Mini worked steps (hand-check on n=5 subset)
Take a subset to illustrate the arithmetic (n = 5):
Experience X: [1, 3, 5, 7, 12] → x̄ = 5.6
Delay Y: [22,19,16,14,10] → ȳ = 16.2
Compute deviations and sums:
Σ(x−x̄)(y−ȳ) = −76.6
Σ(x−x̄)² = 71.2
Σ(y−ȳ)² = 84.8
r = −76.6 / √(71.2 × 84.8) ≈ −0.986
Actionable reading: This is the kind of number leadership can act on—now probe why (procedures? coordination? load class?) and test durability by route, season, and aircraft type.
4) Psychology/Education — Sleep (hours) vs Memory Performance (score)
Illustrative dataset (n = 8):
Sleep (hrs): [4.5, 5.0, 6.0, 6.5, 7.0, 7.5, 8.0, 8.5]
Memory score: [50, 60, 64, 68, 72, 74, 78, 77]
Computed Pearson r: r ≈ +0.969. Interpretation: very strong positive linear relationship across this range; higher sleep aligns with higher memory performance. (Caution: if you include very high sleep durations, the relationship can turn non-linear.)
5) Interpretation Guide
| r value | Meaning | Implication |
|---|---|---|
| +0.7 to +1.0 | Strong positive | More X aligns with more Y |
| +0.3 to +0.7 | Moderate positive | Useful—but check confounds |
| −0.3 to +0.3 | Weak/none | Likely no linear link / non-linear? |
| −0.7 to −1.0 | Strong negative | More X aligns with less Y |
6) Exceptions, Pitfalls, and “Gotchas”
- Non-linearity: Pearson under-reads curves (e.g., sleep’s inverted-U). Plot and consider quadratic terms.
- Outliers: Diversions or extreme test scores can swing r—use robust checks or winsorization.
- Range restriction: If X varies little (e.g., all crews have 5–6 years), r will shrink even if the underlying link is real.
- Confounding: Experience vs delays may be entangled with weather, airport congestion, or time-of-day.
- Measurement error: Noisy delay logs or inconsistent memory tests attenuate r.
- Correlation ≠ causation: Treat r as a signal; use domain logic and causal designs to act.
7) When to use alternatives
- Spearman’s ρ: Ranks or monotonic but non-linear relationships; resilient to outliers.
- Kendall’s τ: Smaller samples; measures concordance; robust.
- Point-biserial r: One binary, one continuous variable (e.g., rested vs unrested group & score).
- Regression/GLM: When you must adjust for confounds and estimate effects.
8) A crisp workflow you can reuse
- Visualize: Scatter plot with a straight trend line + outlier check.
- Compute r: Pearson for linear/continuous; Spearman for ranks/monotone.

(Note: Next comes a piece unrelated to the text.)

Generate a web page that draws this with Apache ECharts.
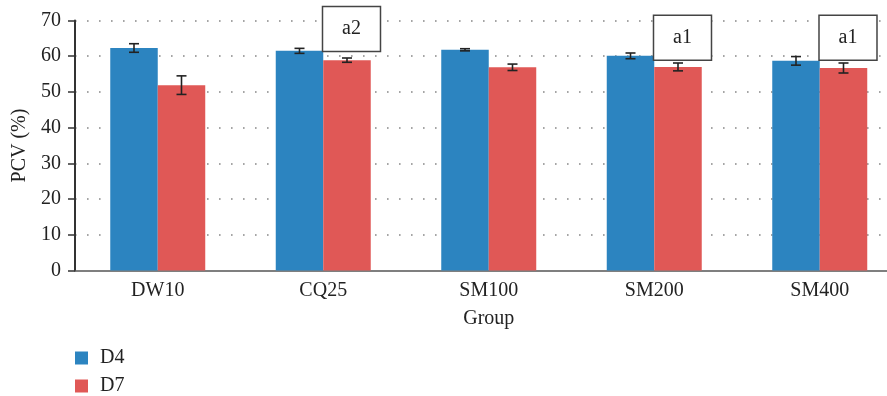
<!DOCTYPE html>
<html>
<head>
<meta charset="utf-8">
<script src="https://cdn.jsdelivr.net/npm/echarts@6/dist/echarts.min.js"></script>
<style>
  html, body { margin: 0; padding: 0; background: #fff; overflow: hidden; }
  /* the plot area runs past the right edge of the visible window */
  #chart { width: 903px; height: 396px; }
</style>
</head>
<body>
<div id="chart"></div>
<script>
// PCV (%) by group, measured on day 4 and day 7 (mean ± error)
const groups = ['DW10', 'CQ25', 'SM100', 'SM200', 'SM400'];
const seriesNames = ['D4', 'D7'];
const d4Mean = [62.3, 61.5, 61.8, 60.1, 58.7];
const d4Err  = [1.2, 0.7, 0.3, 0.8, 1.2];
const d7Mean = [51.9, 58.9, 56.9, 57.0, 56.7];
const d7Err  = [2.6, 0.6, 0.9, 1.1, 1.4];
const yTicks = [0, 10, 20, 30, 40, 50, 60, 70];

// Significance marks placed above the D7 bars
const markGroups = ['CQ25', 'SM200', 'SM400'];
const markTexts  = ['a2', 'a1', 'a1'];
const markLevels = [61.3, 58.9, 58.9];

const FONT = '"Liberation Serif", "DejaVu Serif", serif';
const TEXT = '#222';
const COLORS = ['#2C84C0', '#E05856'];
const CAT_GAP = 0.426;

function barOffset(api, seriesIdx) {
  const band = api.size([1, 0])[0];
  const barW = band * (1 - CAT_GAP) / 2;
  return seriesIdx === 0 ? -barW / 2 : barW / 2;
}

function errorSeries(means, errs, seriesIdx) {
  return {
    type: 'custom',
    name: seriesNames[seriesIdx] + ' error',
    z: 5,
    silent: true,
    clip: false,
    data: means.map((m, i) => [i, m, errs[i]]),
    encode: { x: 0, y: 1 },
    renderItem: function (params, api) {
      const i = api.value(0);
      const m = api.value(1);
      const e = api.value(2);
      const off = barOffset(api, seriesIdx);
      const hi = api.coord([i, m + e]);
      const lo = api.coord([i, m - e]);
      const x = hi[0] + off;
      const cap = 5;
      const style = { stroke: '#222', lineWidth: 1.6 };
      return {
        type: 'group',
        children: [
          { type: 'line', shape: { x1: x, y1: hi[1], x2: x, y2: lo[1] }, style },
          { type: 'line', shape: { x1: x - cap, y1: hi[1], x2: x + cap, y2: hi[1] }, style },
          { type: 'line', shape: { x1: x - cap, y1: lo[1], x2: x + cap, y2: lo[1] }, style }
        ]
      };
    }
  };
}

const chart = echarts.init(document.getElementById('chart'), null, { renderer: 'canvas' });

chart.setOption({
  animation: false,
  backgroundColor: '#fff',
  textStyle: { fontFamily: FONT, color: TEXT },
  grid: { left: 75, top: 20.5, bottom: 125.5, right: 0.5, containLabel: false },
  legend: {
    orient: 'vertical',
    left: 75,
    top: 348,
    height: 60,
    padding: 0,
    itemWidth: 13,
    itemHeight: 13,
    itemGap: 8,
    icon: 'rect',
    data: seriesNames,
    textStyle: { fontFamily: FONT, fontSize: 20, color: TEXT, padding: [0, 0, 0, 7] }
  },
  xAxis: {
    type: 'category',
    data: groups,
    name: 'Group',
    nameLocation: 'middle',
    nameGap: 38,
    nameTextStyle: { fontFamily: FONT, fontSize: 20, color: TEXT },
    axisLine: { lineStyle: { color: '#555', width: 1.5 } },
    axisTick: { show: false },
    axisLabel: { fontFamily: FONT, fontSize: 20, color: TEXT, margin: 10 },
    splitLine: { show: false }
  },
  yAxis: {
    type: 'value',
    min: yTicks[0],
    max: yTicks[yTicks.length - 1],
    interval: yTicks[1] - yTicks[0],
    name: 'PCV (%)',
    nameLocation: 'middle',
    nameGap: 38,
    nameTextStyle: { fontFamily: FONT, fontSize: 20, color: TEXT },
    axisLine: { show: true, lineStyle: { color: '#333', width: 2 } },
    axisTick: { show: true, length: 7, lineStyle: { color: '#333', width: 1.5 } },
    axisLabel: { fontFamily: FONT, fontSize: 20, color: TEXT, margin: 14 },
    splitLine: {
      show: true,
      showMinLine: false,
      lineStyle: { color: '#888', width: 1.6, type: [1.6, 10.4] }
    }
  },
  series: [
    {
      name: seriesNames[0],
      type: 'bar',
      data: d4Mean,
      barGap: '0%',
      barCategoryGap: (CAT_GAP * 100) + '%',
      itemStyle: { color: COLORS[0] }
    },
    {
      name: seriesNames[1],
      type: 'bar',
      data: d7Mean,
      barGap: '0%',
      barCategoryGap: (CAT_GAP * 100) + '%',
      itemStyle: { color: COLORS[1] }
    },
    errorSeries(d4Mean, d4Err, 0),
    errorSeries(d7Mean, d7Err, 1),
    {
      type: 'custom',
      name: 'marks',
      z: 6,
      silent: true,
      clip: false,
      data: markGroups.map((g, k) => [groups.indexOf(g), markLevels[k], markTexts[k]]),
      encode: { x: 0, y: 1 },
      renderItem: function (params, api) {
        const i = api.value(0);
        const lvl = api.value(1);
        const txt = markTexts[params.dataIndex];
        const p = api.coord([i, lvl]);
        const cx = p[0] + barOffset(api, 1) + 4.5;
        const w = 58, h = 45;
        return {
          type: 'group',
          children: [
            {
              type: 'rect',
              shape: { x: cx - w / 2, y: p[1] - h, width: w, height: h },
              style: { fill: '#fff', stroke: '#444', lineWidth: 1.5 }
            },
            {
              type: 'text',
              style: {
                x: cx, y: p[1] - h / 2,
                text: txt,
                align: 'center', verticalAlign: 'middle',
                font: '20px ' + FONT,
                fill: TEXT
              }
            }
          ]
        };
      }
    }
  ]
});
</script>
</body>
</html>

- Slice: By route/season/aircraft (aviation) or cohort/grade/school (education).
- Stress-test: Remove outliers, re-compute; add quadratic term if curved.
- Model: Move to regression to control for confounders.
- Decide: Translate the number into an experiment or policy (rostering rules, sleep programs).
9) Final takeaway
Pearson’s r is a sharp but simple instrument. It will not explain everything, but used well—visualized, stress-tested, and paired with modeling—it can change how you roster crews or how you structure a school night. Measure, see the direction, then act intelligently.